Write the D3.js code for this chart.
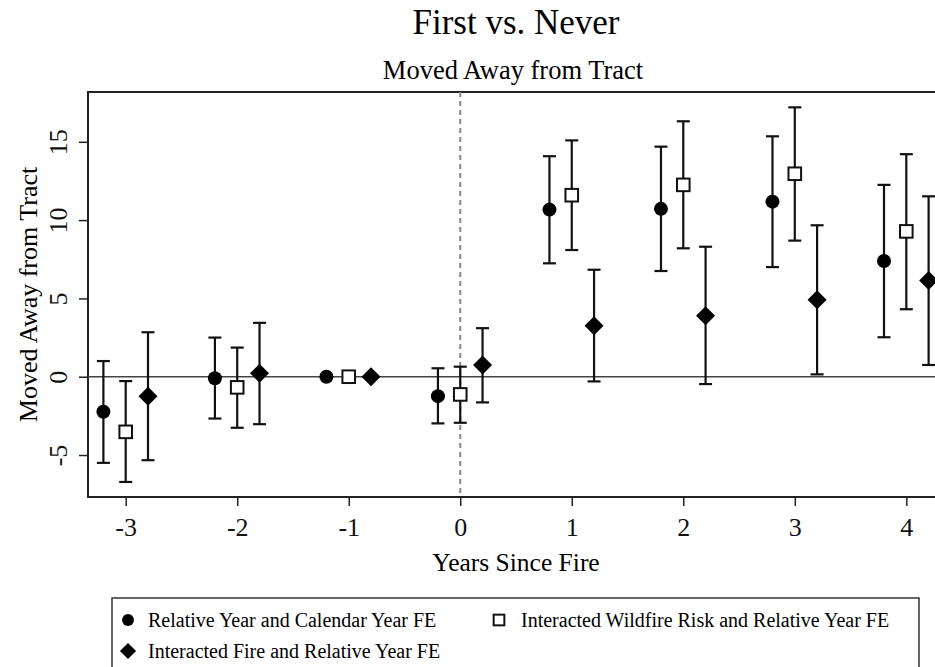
<!DOCTYPE html>
<html>
<head>
<meta charset="utf-8">
<script src="https://cdn.jsdelivr.net/npm/d3@7"></script>
<style>
  body { margin: 0; background: #fff; }
  svg { display: block; font-family: "Liberation Serif", "Times New Roman", serif; }
</style>
</head>
<body>
<svg id="chart" width="935" height="667"></svg>
<script>
// relative years and series names
const years = [-3, -2, -1, 0, 1, 2, 3, 4]
const seriesNames = [
  'Relative Year and Calendar Year FE',
  'Interacted Wildfire Risk and Relative Year FE',
  'Interacted Fire and Relative Year FE'
]
const offsets = [-0.2, 0, 0.2]

// point estimates
const estCalendar = [-2.24, -0.1, 0, -1.24, 10.67, 10.72, 11.18, 7.39]
const estRisk     = [-3.52, -0.68, 0, -1.13, 11.59, 12.25, 12.96, 9.28]
const estFire     = [-1.24, 0.22, 0, 0.75, 3.25, 3.89, 4.91, 6.15]

// confidence intervals (null = reference year, no interval)
const loCalendar = [-5.5, -2.67, null, -2.98, 7.24, 6.75, 7.0, 2.52]
const hiCalendar = [1.0, 2.5, null, 0.54, 14.08, 14.69, 15.35, 12.25]
const loRisk     = [-6.72, -3.26, null, -2.94, 8.09, 8.2, 8.69, 4.31]
const hiRisk     = [-0.28, 1.86, null, 0.64, 15.09, 16.31, 17.2, 14.21]
const loFire     = [-5.33, -3.03, null, -1.64, -0.3, -0.47, 0.15, 0.75]
const hiFire     = [2.84, 3.44, null, 3.1, 6.83, 8.3, 9.67, 11.52]

const yTicks = [-5, 0, 5, 10, 15]

const series = [
  { name: seriesNames[0], est: estCalendar, lo: loCalendar, hi: hiCalendar, shape: 'circle' },
  { name: seriesNames[1], est: estRisk, lo: loRisk, hi: hiRisk, shape: 'square' },
  { name: seriesNames[2], est: estFire, lo: loFire, hi: hiFire, shape: 'diamond' }
]

const svg = d3.select('#chart')
const margin = { left: 88, top: 92, right: 944, bottom: 497 }

const x = d3.scaleLinear().domain([-3.338, 4.338]).range([margin.left, margin.right])
const y = d3.scaleLinear().domain([-7.68, 18.18]).range([margin.bottom, margin.top])

// stata style: plain hyphen for negatives
const fmt = function (d) { return String(d) }

// titles
svg.append('text').attr('x', 516).attr('y', 34).attr('text-anchor', 'middle')
  .style('font-size', '35px').text('First vs. Never')
svg.append('text').attr('x', 513).attr('y', 79).attr('text-anchor', 'middle')
  .style('font-size', '26.5px').text('Moved Away from Tract')

// plot frame
svg.append('rect')
  .attr('x', margin.left).attr('y', margin.top)
  .attr('width', margin.right - margin.left).attr('height', margin.bottom - margin.top)
  .attr('fill', 'none').attr('stroke', '#222').attr('stroke-width', 2)

// axes
const xAxis = svg.append('g').attr('transform', 'translate(0,' + margin.bottom + ')')
  .call(d3.axisBottom(x).tickValues(years).tickSize(9).tickSizeOuter(0).tickPadding(12).tickFormat(fmt))
xAxis.select('.domain').remove()
xAxis.selectAll('line').attr('stroke', '#222').attr('stroke-width', 1.5)
xAxis.selectAll('text').style('font-size', '26px').style('font-family', 'Liberation Serif').attr('fill', '#111')

const yAxis = svg.append('g').attr('transform', 'translate(' + margin.left + ',0)')
  .call(d3.axisLeft(y).tickValues(yTicks).tickSize(9).tickSizeOuter(0).tickFormat(fmt))
yAxis.select('.domain').remove()
yAxis.selectAll('line').attr('stroke', '#222').attr('stroke-width', 1.5)
yAxis.selectAll('text')
  .attr('x', null).attr('dy', null)
  .attr('transform', 'translate(-21,0) rotate(-90)')
  .attr('text-anchor', 'middle')
  .style('font-size', '26px').style('font-family', 'Liberation Serif').attr('fill', '#111')

// axis titles
svg.append('text').attr('x', 516).attr('y', 571).attr('text-anchor', 'middle')
  .style('font-size', '25.5px').text('Years Since Fire')
svg.append('text').attr('transform', 'translate(28,' + ((margin.top + margin.bottom) / 2) + ') rotate(-90)')
  .attr('text-anchor', 'middle').attr('dy', '0.35em')
  .style('font-size', '26px').text('Moved Away from Tract')

// reference lines
svg.append('line')
  .attr('x1', margin.left).attr('x2', margin.right)
  .attr('y1', y(0)).attr('y2', y(0))
  .attr('stroke', '#444').attr('stroke-width', 1.5)
svg.append('line')
  .attr('x1', x(0)).attr('x2', x(0))
  .attr('y1', margin.top).attr('y2', margin.bottom)
  .attr('stroke', '#888').attr('stroke-width', 2).attr('stroke-dasharray', '5,4')

function drawMarker(g, shape, cx, cy, k) {
  k = k || 1
  let p
  if (shape === 'circle') {
    p = g.append('circle').attr('cx', cx).attr('cy', cy).attr('r', 7 * k).attr('fill', '#000')
  } else if (shape === 'square') {
    const h = 6.3 * k
    p = g.append('rect').attr('x', cx - h).attr('y', cy - h).attr('width', 2 * h).attr('height', 2 * h)
      .attr('fill', '#fff').attr('stroke', '#111').attr('stroke-width', 2)
  } else {
    const h = 9.5 * k
    p = g.append('path')
      .attr('d', 'M' + cx + ',' + (cy - h) + 'L' + (cx + h) + ',' + cy + 'L' + cx + ',' + (cy + h) + 'L' + (cx - h) + ',' + cy + 'Z')
      .attr('fill', '#000')
  }
  return p
}

const capW = 6.5
series.forEach(function (s, si) {
  const g = svg.append('g')
  years.forEach(function (yr, i) {
    const cx = x(yr + offsets[si])
    if (s.lo[i] !== null) {
      g.append('line').attr('x1', cx).attr('x2', cx)
        .attr('y1', y(s.lo[i])).attr('y2', y(s.hi[i]))
        .attr('stroke', '#111').attr('stroke-width', 2.2)
      ;[s.lo[i], s.hi[i]].forEach(function (v) {
        g.append('line').attr('x1', cx - capW).attr('x2', cx + capW)
          .attr('y1', y(v)).attr('y2', y(v))
          .attr('stroke', '#111').attr('stroke-width', 2.2)
      })
    }
  })
  years.forEach(function (yr, i) {
    drawMarker(g, s.shape, x(yr + offsets[si]), y(s.est[i]))
  })
})

// legend
const legend = svg.append('g')
legend.append('rect')
  .attr('x', 112).attr('y', 598).attr('width', 807).attr('height', 90)
  .attr('fill', '#fff').attr('stroke', '#333').attr('stroke-width', 1.5)

const legendPos = [
  { x: 128, y: 620 },
  { x: 499, y: 620 },
  { x: 128, y: 651 }
]
series.forEach(function (s, si) {
  const p = legendPos[si]
  drawMarker(legend, s.shape, p.x, p.y, 0.85)
  legend.append('text').attr('x', p.x + (si === 1 ? 22 : 20)).attr('y', p.y).attr('dy', '0.35em')
    .style('font-size', '20px').text(s.name)
})
</script>
</body>
</html>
****************************************
WRITTEN REQUEST
Reproduce only the lines from the beginning of the data through the line that contains "const offsets = [-0.2, 0, 0.2]", both included, and please drop the pictures.

ANSWER
Write the D3.js code for this chart.
<!DOCTYPE html>
<html>
<head>
<meta charset="utf-8">
<script src="https://cdn.jsdelivr.net/npm/d3@7"></script>
<style>
  body { margin: 0; background: #fff; }
  svg { display: block; font-family: "Liberation Serif", "Times New Roman", serif; }
</style>
</head>
<body>
<svg id="chart" width="935" height="667"></svg>
<script>
// relative years and series names
const years = [-3, -2, -1, 0, 1, 2, 3, 4]
const seriesNames = [
  'Relative Year and Calendar Year FE',
  'Interacted Wildfire Risk and Relative Year FE',
  'Interacted Fire and Relative Year FE'
]
const offsets = [-0.2, 0, 0.2]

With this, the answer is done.